Alguns economistas apontaram que mesmo o ajuste no crescimento do salário mínimo parece de "pior qualidade", se ele considerar apenas a trava de aumento de 2,5%, e não uma regra atrelada às receitas como ocorre para as despesas no atual arcabouço fiscal.
A determinação para que 50% das emendas das comissões do Congresso sejam destinadas, obrigatoriamente, para a saúde pública ajudaria a cumprir o mínimo constitucional de gastos com a área e traria mais flexibilidade para o governo manejar o orçamento, abrindo espaço para futuros contingenciamentos, mas não é, propriamente, uma medida de corte de gastos, mas, sim, um "rearranjo", apontam economistas.
Sbardelotto também diz ter dúvidas sobre se a tributação maior da renda acima de R$ 50 mil teria impacto fiscal suficiente para compensar a isenção de IR para quem ganham até R$ 5.000.

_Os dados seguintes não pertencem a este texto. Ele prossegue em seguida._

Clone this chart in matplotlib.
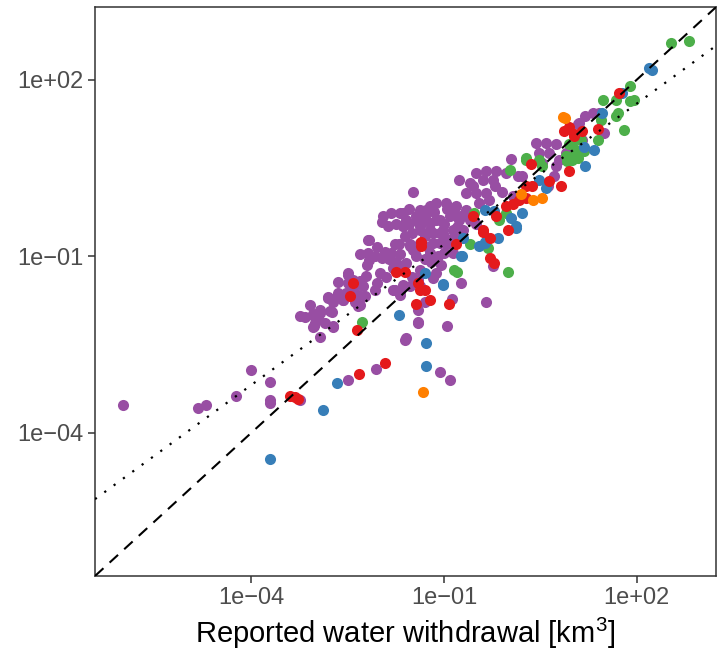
import numpy as np
import matplotlib
matplotlib.use("Agg")
import matplotlib.pyplot as plt

# ---- values, stored as log10(km3) ----
# x = reported withdrawal, y = modelled withdrawal
purple_lx = [-5.99, -4.82, -4.70, -4.24, -4.00, -3.70, -3.70, -3.70, -3.24, -2.49, -2.06, -1.60, -1.07, -0.90,
             -2.72, -3.03,
             -3.24, -3.09, -3.04, -2.93, -2.78, -3.01, -2.85, -2.73, -3.16, -2.96, -2.93, -3.04, -2.81, -2.65,
             -2.57, -2.50, -2.93, -2.75, -3.03,
             -2.49, -2.65, -2.21, -2.49, -2.41, -2.26, -2.52, -2.34, -2.57, -2.39, -2.23, -2.31, -2.65, -2.80,
             -2.72, -2.34, -2.00, -2.41, -2.30,
             -2.18, -2.16, -2.31, -2.19, -2.05, -1.92, -1.97, -2.16, -1.77, -1.69, -1.53, -1.49, -1.74, -1.64,
             -1.82, -2.08, -1.85,
             -1.95, -1.82, -1.69, -1.59, -1.87, -1.74, -1.64, -1.97, -1.49,
             -1.38, -1.22, -1.12, -1.43, -1.28, -1.12, -1.38, -1.22, -1.17, -1.07,
             -1.64, -1.64, -1.43, -1.28, -0.97, -0.81, -0.66, -1.38, -1.22, -1.07, -0.91, -0.76, -0.60, -1.17,
             -1.02, -0.86, -0.71, -1.53, -1.38, -1.07, -0.91, -1.59, -1.43, -1.22, -1.69, -1.38, -1.12, -1.38,
             -0.86, -1.50, -1.30, -1.00, -0.95, -1.15, -0.80, -1.55, -1.30, -1.00, -1.50, -1.20,
             -1.55, -1.30, -0.85, -0.70, -1.00, -0.80, -1.25, -1.45, -1.60, -1.10, -0.95, -1.70, -0.50,
             -1.05, -1.80, -2.20, -2.05, -1.90,
             -1.74, -1.77, -1.64, -1.69, -1.53, -2.08, -1.79, -1.69, -1.41, -1.33, -1.41, -1.41, -1.30, -1.17,
             -0.74, -0.88, -0.34, -0.96, -1.41, -1.59, -0.24,
             -0.76, -0.60, -0.50, -0.35, -0.19, -0.04, -0.40, -0.24, -0.66, -0.50, -0.35, -0.55, -0.20, 0.07,
             0.15, 0.04, -0.30, -0.10, -0.45,
             0.43, 0.58, 0.74, 0.48, 0.64, 0.79, 0.89, 0.53, 0.74, 0.22, 0.71, 0.61,
             1.31, 1.20, 1.10, 1.41, 1.49, 1.08, 1.15]
purple_ly = [-3.52, -3.57, -3.52, -3.38, -2.94, -3.14, -3.44, -3.50, -3.44, -3.11, -2.91, -2.42, -2.96, -3.10,
             -2.19, -2.19,
             -2.02, -1.82, -1.98, -1.96, -1.93, -2.13, -2.13, -2.20, -2.04, -2.04, -2.37, -2.20, -1.70, -1.65,
             -1.74, -1.31, -1.91, -1.94, -2.02,
             -1.28, -1.43, -1.34, -1.46, -1.54, -1.51, -1.63, -1.65, -1.74, -1.77, -1.68, -1.82, -1.63, -1.71,
             -1.77, -1.85, -1.28, -1.40, -1.42,
             -0.73, -0.72, -0.97, -0.94, -0.85, -0.92, -1.03, -1.06, -0.80, -0.97, -0.80, -0.89, -1.09, -1.17,
             -0.94, -1.00, -1.05,
             -0.32, -0.26, -0.26, -0.38, -0.49, -0.46, -0.49, -0.41, 0.10,
             -0.21, -0.15, -0.10, -0.38, -0.38, -0.38, -0.55, -0.55, -0.77, -0.60,
             -0.26, -0.49, -0.32, -0.21, -0.09, -0.15, -0.21, -0.49, -0.43, -0.38, -0.32, -0.38, -0.38, -0.60,
             -0.55, -0.55, -0.55, -0.83, -0.77, -0.77, -0.72, -1.11, -1.00, -0.94, -1.23, -1.23, -1.28, -1.51,
             -0.94, -0.60, -0.65, -0.45, -0.20, -0.25, -0.50, -0.45, -1.05, -0.95, -1.35, -1.10,
             -0.20, -0.30, -0.25, -0.30, -0.65, -0.65, -0.85, -0.90, -0.65, -1.00, -0.80, -0.80, -0.45,
             -1.15, -1.20, -1.15, -1.45, -1.35,
             -1.23, -1.57, -1.48, -1.60, -1.51, -1.57, -1.57, -1.65, -1.40, -1.28, -1.91, -2.11, -1.77, -1.37,
             -1.46, -1.73, -1.77, -2.19, -2.13, -2.39, -1.17,
             0.30, 0.25, 0.42, 0.44, 0.44, 0.42, 0.30, 0.30, 0.08, 0.08, 0.08, 0.20, 0.20, 0.02,
             0.36, 0.65, -0.05, 0.10, -0.10,
             0.93, 0.93, 0.90, 0.76, 0.76, 0.64, 0.76, 0.58, 0.53, 0.36, 0.36, 0.19,
             1.44, 1.38, 1.27, 1.44, 1.10, 1.24, 0.98]

green_lx = [-2.28, -0.80, -0.60, -0.32, -0.53, -0.84, 0.00, -0.14, -0.04,
            0.02, 0.27, 0.27, 0.48, 0.53, 0.89, 0.99, 1.05, 0.99,
            1.13, 0.99, 1.08, 0.92, 1.18, 0.95, 1.44, 1.39,
            1.47, 1.67, 1.90, 1.95, 1.70, 1.67, 1.80, 1.90, 2.53, 2.81]
green_ly = [-2.11, -1.26, -0.79, -0.86, -0.26, -1.23, -1.27, -0.38, -0.26,
            0.47, 0.64, 0.67, 0.64, 0.53, 0.70, 0.64, 0.81, 0.93,
            0.98, 0.70, 0.67, 0.61, 0.79, 0.90, 1.32, 0.98,
            1.66, 1.66, 1.63, 1.65, 1.43, 1.39, 1.15, 1.89, 2.63, 2.66]

blue_lx = [-3.70, -2.89, -2.67, -1.28, -1.28, -1.70, -1.30, -1.01, -0.37, -0.72,
           -0.37, -0.22, -0.71, -0.37, -0.16, -0.74, -0.45, 0.12, -1.02, 0.22, 0.12, 0.04,
           0.48, 0.58, 1.18, 1.33, 1.20, 1.46, 2.19, 2.24, 1.77]
blue_ly = [-4.44, -3.61, -3.15, -2.48, -2.86, -1.99, -1.28, -1.47, -0.77, -1.00,
           -0.21, -0.23, -0.69, -0.75, -0.69, -1.00, -0.83, -0.52, -1.48, -0.26, -0.49, -0.35,
           0.30, 0.16, 0.86, 0.81, 0.53, 1.44, 2.20, 2.17, 1.78]

red_lx = [-3.40, -3.32, -3.27, -2.33, -1.92, -2.36, -2.47, -2.41, -1.74, -1.61,
          -1.41, -1.38, -1.30, -1.43, -1.22, -0.93, -0.29, -0.22, -0.81, -0.40,
          -1.36, -1.36, -0.55, -0.40, -0.19, -0.01, -0.29,
          -0.04, 0.07, 0.17, 0.27, 0.35, 0.64, 0.82, 0.95, 0.87, 1.02, 0.95, 1.40,
          1.15, 1.02, 0.27, 0.37, 1.72]
red_ly = [-3.37, -3.39, -3.42, -3.00, -2.82, -2.26, -1.68, -1.45, -1.26, -1.26,
          -1.46, -1.57, -1.57, -1.81, -1.74, -1.81, -1.03, -1.11, -0.80, -0.58,
          -0.75, -0.82, -0.32, -0.55, -0.32, -0.55, -0.69,
          -0.15, -0.12, -0.04, -0.01, 0.56, 0.27, 0.19, 0.44, 1.12, 1.07, 1.20, 1.16,
          1.12, 1.04, 0.19, 0.19, 1.77]

orange_lx = [-1.33, 0.20, 0.38, 0.53, 0.88, 0.85]
orange_ly = [-3.30, 0.05, -0.04, -0.01, 1.34, 1.36]

# dotted fit line in log space: log y = slope * log x + intercept
fit_slope = 0.797
fit_intercept = 0.0

log_lim = (-6.43, 3.23)
tick_values = [1e-4, 1e-1, 1e2]
tick_labels = ["1e\u221204", "1e\u221201", "1e+02"]

groups = [
    (purple_lx, purple_ly, "#984EA3"),
    (green_lx, green_ly, "#4DAF4A"),
    (blue_lx, blue_ly, "#377EB8"),
    (red_lx, red_ly, "#E41A1C"),
    (orange_lx, orange_ly, "#FF7F00"),
]

plt.rcParams["font.family"] = ["Liberation Sans", "DejaVu Sans"]
plt.rcParams["mathtext.fontset"] = "custom"
plt.rcParams["mathtext.rm"] = "Liberation Sans"
plt.rcParams["mathtext.it"] = "Liberation Sans"

fig = plt.figure(figsize=(7.17, 6.56), dpi=100)
ax = fig.add_axes([0.1325, 0.122, 0.866, 0.867])

for lx, ly, col in groups:
    ax.scatter(10.0 ** np.array(lx), 10.0 ** np.array(ly), s=64, color=col,
               linewidths=0, zorder=2)

lim = 10.0 ** np.array(log_lim)
ax.plot(lim, lim, color="black", lw=1.5, linestyle=(0, (5.5, 4)), zorder=3)
fit_y = 10.0 ** (fit_slope * np.array(log_lim) + fit_intercept)
ax.plot(lim, fit_y, color="black", lw=1.6, linestyle=(0, (1, 4.2)), zorder=3)

ax.set_xscale("log")
ax.set_yscale("log")
ax.set_xlim(lim)
ax.set_ylim(lim)
ax.minorticks_off()
ax.set_xticks(tick_values)
ax.set_xticklabels(tick_labels)
ax.set_yticks(tick_values)
ax.set_yticklabels(tick_labels)
ax.tick_params(axis="both", length=5, width=1.1, color="#333333",
               labelcolor="#4D4D4D", labelsize=17, pad=3)
for sp in ax.spines.values():
    sp.set_color("#333333")
    sp.set_linewidth(1.1)

ax.set_xlabel("Reported water withdrawal [km$^3$]", fontsize=21, color="black", labelpad=5)

fig.savefig("out.png", dpi=100)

"Tenho dúvidas sobre como isso vai ser feito, se vai ser criada uma nova faixa de tributação. Se for só uma nova faixa de tributação, dificilmente compensaria essa perda, mesmo que criasse uma faixa [com alíquota] de 35%. Para compensar a perda com a isenção até R$ 5.000 seria necessária a criação daquela alíquota efetiva mínima de 12% ou 15%, que estava em discussão", afirma Sbardelotto.
Felipe Salto, economista-chefe da Warren Investimentos, estima que a mudança da faixa de isenção do IR para rendimentos até R$ 5.000 custaria ao menos R$ 45,8 bilhões. "Esse cálculo é otimista, vale dizer, pois considera que a tabela do Imposto de Renda seria modificada garantindo-se a focalização do benefício apenas aos contribuintes de renda mais baixa", afirma. Ou seja, seu cálculo prevê que serão isentas pessoas que ganham até R$ 5.000, e não os primeiros R$ 5.000 de quem ganha mais do que isso.
Para Salto, "o pacote anunciado tem dimensões inferiores às necessárias para recobrar credibilidade e alcançar equilíbrio fiscal".
Já o economista da Rio Bravo Investimentos José Alfaix afirma que o corte de gastos proposto pelo governo federal está muito alinhado ao que o mercado financeiro esperava, inclusive o valor ancorado de R$ 70 bilhões em dois anos (R$ 30 bilhões em 2025 e R$ 40 bilhões em 2026). Porém, para ele, o anúncio da reforma do Imposto de Renda não foi feito em momento adequado.
“Entendo que era uma proposta de campanha eleitoral, liberar 70% da população brasileira do imposto de renda”, diz. “Porém vejo que o contexto do anúncio é delicado, pois coloca esta iniciativa como uma prioridade neste momento. Acredito que o melhor era ter feito o anúncio meses depois do corte de gastos.”
De acordo com sua análise, até 2026 essa reforma vai ser bem-sucedida e garantirá o funcionamento da máquina pública. Porém, em sua visão, a medida não tem efeito de longo prazo, pois é necessária uma reforma em outros setores.